No. Only new cryptocurrency mining data centers are banned as of autumn 2025. Existing operations are still allowed to run, but they must be registered with the Norwegian Communications Authority (Nkom). The ban targets expansion, not existing activity.
Do I need to register my data center if I’m not mining crypto?
Yes. All data centers in Norway must register with Nkom, regardless of purpose. The registration system tracks all tenants and services. If a crypto mining company rents space in your facility, you must declare it. Failure to register can result in fines up to 5% of annual turnover.
What happens if I don’t register my mining operation?
You face financial penalties of up to 5% of your annual turnover.

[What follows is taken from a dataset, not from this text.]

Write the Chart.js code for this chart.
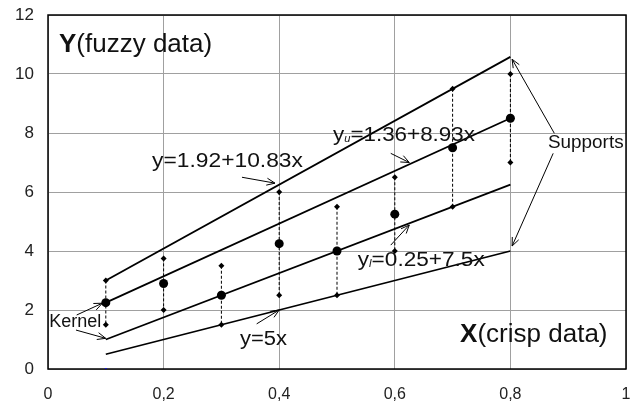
<!DOCTYPE html>
<html>
<head>
<meta charset="utf-8">
<script src="https://cdn.jsdelivr.net/npm/chart.js@4.4.0/dist/chart.umd.min.js"></script>
<style>
  html, body { margin: 0; padding: 0; background: #fff; }
  #wrap { width: 636px; height: 405px; }
</style>
</head>
<body>
<div id="wrap"><canvas id="myChart" width="636" height="405"></canvas></div>
<script>
// данные
const xValues = [0.1, 0.2, 0.3, 0.4, 0.5, 0.6, 0.7, 0.8];
const kernelValues = [2.25, 2.9, 2.5, 4.25, 4.0, 5.25, 7.5, 8.5];
const upperValues = [3.0, 3.75, 3.5, 6.0, 5.5, 6.5, 9.5, 10.0];
const lowerValues = [1.5, 2.0, 1.5, 2.5, 2.5, 4.0, 5.5, 7.0];

// концы прямых
const lineX = [0.1, 0.8];
const upperSupport = [3.0, 10.58];  // y=1.92+10.83x
const upperKernel = [2.25, 8.5];    // yu=1.36+8.93x
const lowerKernel = [1.0, 6.25];    // yl=0.25+7.5x
const lowerSupport = [0.5, 4.0];    // y=5x

const xTickLabels = ['0', '0,2', '0,4', '0,6', '0,8', '1'];
const yTickLabels = ['0', '2', '4', '6', '8', '10', '12'];

const FONT = '"Liberation Sans", Arial, sans-serif';

function pts(xs, ys) {
    return xs.map((x, i) => ({ x: x, y: ys[i] }));
}

// пунктир между верхней и нижней точкой
let spans = [];
xValues.forEach((x, i) => {
    spans.push({ x: x, y: upperValues[i] });
    spans.push({ x: x, y: lowerValues[i] });
    spans.push({ x: x, y: null });
});

// подписи и стрелки (в единицах осей), stretch - растяжка по горизонтали
const labels = [
    { parts: [['Y', 'bold 26px'], ['(fuzzy data)', '26px']], x: 0.019, y: 10.98, stretch: 1 },
    { parts: [['X', 'bold 26px'], ['(crisp data)', '26px']], x: 0.713, y: 1.15, stretch: 1 },
    { parts: [['y=1.92+10.83x', '20px']], x: 0.18, y: 7.05, stretch: 1.14 },
    { parts: [['y', '20px'], ['u', 'italic 10px', 4], ['=1.36+8.93x', '20px']], x: 0.493, y: 7.93, stretch: 1.12 },
    { parts: [['y', '20px'], ['l', 'italic 10px', 4], ['=0.25+7.5x', '20px']], x: 0.536, y: 3.69, stretch: 1.13 },
    { parts: [['Supports', '18px']], x: 0.865, y: 7.67, stretch: 1.05 },
    { parts: [['Kernel', '18px']], x: 0.002, y: 1.6, stretch: 1 },
    { parts: [['y=5x', '20px']], x: 0.332, y: 1.0, stretch: 1.1 }
];

const arrows = [
    [0.3356, 6.50, 0.3927, 6.30],
    [0.593, 7.31, 0.625, 7.0],
    [0.876, 7.99, 0.803, 10.50],
    [0.874, 7.31, 0.803, 4.17],
    [0.593, 4.20, 0.625, 4.88],
    [0.0496, 1.83, 0.094, 2.23],
    [0.0484, 1.32, 0.0998, 1.04],
    [0.361, 1.53, 0.400, 2.0]
];

const annotate = {
    id: 'annotate',
    beforeDatasetsDraw(chart) {
        const { ctx, chartArea: a } = chart;
        ctx.save();
        ctx.strokeStyle = '#000';
        ctx.lineWidth = 1.5;
        ctx.strokeRect(a.left, a.top, a.right - a.left, a.bottom - a.top);
        ctx.restore();
    },
    afterDatasetsDraw(chart) {
        const { ctx, scales } = chart;
        const sx = scales.x, sy = scales.y;
        ctx.save();
        ctx.fillStyle = '#111';
        ctx.textBaseline = 'middle';
        ctx.textAlign = 'left';
        labels.forEach(l => {
            const x0 = sx.getPixelForValue(l.x);
            const py = sy.getPixelForValue(l.y);
            ctx.save();
            ctx.translate(x0, py);
            ctx.scale(l.stretch, 1);
            let px = 0;
            l.parts.forEach(p => {
                ctx.font = p[1] + ' ' + FONT;
                ctx.fillText(p[0], px, p[2] || 0);
                px += ctx.measureText(p[0]).width;
            });
            ctx.restore();
        });

        ctx.strokeStyle = '#000';
        ctx.lineWidth = 1;
        arrows.forEach(ar => {
            const x1 = sx.getPixelForValue(ar[0]), y1 = sy.getPixelForValue(ar[1]);
            const x2 = sx.getPixelForValue(ar[2]), y2 = sy.getPixelForValue(ar[3]);
            const ang = Math.atan2(y2 - y1, x2 - x1);
            const len = 9, spread = 0.4;
            ctx.beginPath();
            ctx.moveTo(x1, y1);
            ctx.lineTo(x2, y2);
            ctx.moveTo(x2 - len * Math.cos(ang - spread), y2 - len * Math.sin(ang - spread));
            ctx.lineTo(x2, y2);
            ctx.lineTo(x2 - len * Math.cos(ang + spread), y2 - len * Math.sin(ang + spread));
            ctx.stroke();
        });
        ctx.restore();
    }
};

const lineStyle = {
    borderColor: '#000',
    borderWidth: 1.8,
    pointRadius: 0,
    showLine: true,
    fill: false
};

// без авто-отступов под подписи крайних делений
function noPad(scale) {
    scale.paddingLeft = 0;
    scale.paddingRight = 0;
    scale.paddingTop = 0;
    scale.paddingBottom = 0;
}

const ctx = document.getElementById('myChart').getContext('2d');

const myChart = new Chart(ctx, {
    type: 'scatter',
    data: {
        datasets: [
            Object.assign({ data: pts(lineX, upperSupport) }, lineStyle),
            Object.assign({ data: pts(lineX, upperKernel) }, lineStyle),
            Object.assign({ data: pts(lineX, lowerKernel) }, lineStyle),
            Object.assign({ data: pts(lineX, lowerSupport) }, lineStyle),
            {
                data: spans,
                showLine: true,
                spanGaps: false,
                borderColor: '#000',
                borderWidth: 1,
                borderDash: [3, 2],
                pointRadius: 0
            },
            {
                data: pts(xValues, upperValues),
                pointStyle: 'rectRot',
                pointRadius: 3,
                backgroundColor: '#000',
                borderColor: '#000',
                borderWidth: 0
            },
            {
                data: pts(xValues, lowerValues),
                pointStyle: 'rectRot',
                pointRadius: 3,
                backgroundColor: '#000',
                borderColor: '#000',
                borderWidth: 0
            },
            {
                data: pts(xValues, kernelValues),
                pointStyle: 'circle',
                pointRadius: 4.5,
                backgroundColor: '#000',
                borderColor: '#000',
                borderWidth: 0
            },
            {
                data: [{ x: 0.1, y: 0 }],
                pointStyle: 'rect',
                pointRadius: 1.2,
                backgroundColor: '#0000ff',
                borderWidth: 0
            }
        ]
    },
    options: {
        responsive: false,
        animation: false,
        layout: { padding: { top: 15, right: 10, left: 0, bottom: 0 } },
        plugins: {
            legend: { display: false },
            tooltip: { enabled: false }
        },
        scales: {
            x: {
                type: 'linear',
                min: 0,
                max: 1,
                afterFit(scale) { scale.height = 36; noPad(scale); },
                ticks: {
                    stepSize: 0.2,
                    padding: 16,
                    color: '#222',
                    font: { family: FONT, size: 16 },
                    maxRotation: 0,
                    callback: (v, i) => xTickLabels[i]
                },
                grid: { color: '#a0a0a0', lineWidth: 1, drawTicks: false },
                border: { display: false }
            },
            y: {
                type: 'linear',
                min: 0,
                max: 12,
                afterFit(scale) { scale.width = 48; noPad(scale); },
                ticks: {
                    stepSize: 2,
                    padding: 14,
                    color: '#222',
                    font: { family: FONT, size: 17 },
                    callback: (v, i) => yTickLabels[i]
                },
                grid: { color: '#a0a0a0', lineWidth: 1, drawTicks: false },
                border: { display: false }
            }
        }
    },
    plugins: [annotate]
});
</script>
</body>
</html>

Authorities can also shut down your facility, seize equipment, or block power connections. Nkom cross-references customer lists and power usage data to identify unregistered mining activity. Enforcement is active and ongoing.
Can I move my mining operation to another Nordic country?
Yes, and many have. Iceland, Sweden, and Finland have become top destinations for miners leaving Norway. These countries still offer low-cost renewable energy and no outright bans. However, each has its own regulations-especially under the EU’s MiCA rules-so legal compliance is still required.
Why did Norway choose this approach instead of a full ban like China?
Norway’s government wants to avoid punishing existing businesses while preventing further growth. A full ban, like China’s, would have caused legal battles and stranded investments. The current system allows for oversight, gradual adjustment, and economic stability. It’s a middle path: control, not eliminate.
How much electricity does crypto mining use in Norway?
Before the restrictions, crypto mining consumed about 1.2 terawatt-hours (TWh) of electricity annually-roughly 1.5% of Norway’s total power use. That’s equivalent to the annual consumption of over 200,000 homes. After the ban and registration rules, usage dropped by an estimated 30% by early 2026.